No Progress on Unemployment

From Mish’s:

Tack on another month of no progress with weekly unemployment claims. The 4-Week moving average is still hovering around the 450,000 to 460,000 level where it was in mid-December 2009…

…Last week’s improvement in claims is an outlier primarily related to seasonal discrepancies in auto manufacturing workloads. The 4-week moving average smooths out such fluctuations and is still hovering above 450,000,

The numbers are consistent with an economy that is losing jobs.

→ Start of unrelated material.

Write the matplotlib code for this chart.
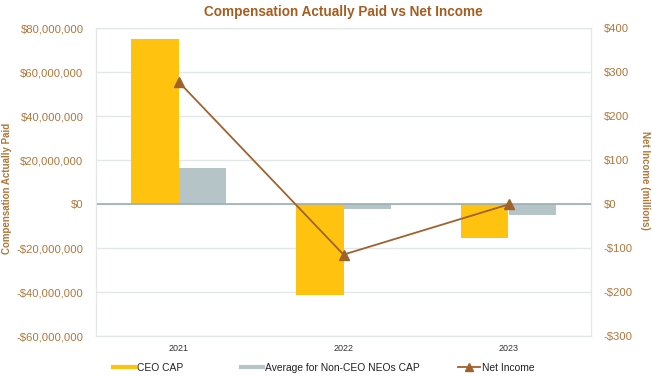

The Obama Administration congratulates itself – and gives credit to the stimulus – that we are not losing 700,000 or so jobs per month, as we were in the worst part of the financial crash…but that is utterly meaningless: the jobs were lost and they are not being replaced. At best, we’re treading water. It is very likely, though, that we are actually still declining – such decline masked merely by the manner in which the BLS calculates employment (and its not a conspiracy – the BLS admits that its models are going to be inaccurate during a down economy).

Now, if the economy does go south in the second half of 2010 – as more and more people are expecting – then we might start to see towards the end of the year a sharp spike in job losses. Adding to this is the fact that cash-strapped State and local governments are starting to reduce their workforces. Unemployment might end 2010 significantly higher than we’ve seen in the past 12 months. 11 or 12% is easily possible, and its not out of the question for it to be much higher than that.

Dodging and weaving, the Obama Administration and the Federal Reserve are doing what they can do delay the crash until after the mid-terms – we’ll see if they can pull it off. But in the end, the crash must come – there is too much debt which simply cannot be paid back. Some sort of default is inevitable in State and local governments unless Uncle Sugar comes to the rescue with a bail out – and even that just moves the disaster to the federal level and increases its ultimate scope.

80 years of economic idiocy has to be paid for – the bill has come due, and we’re stuck with it.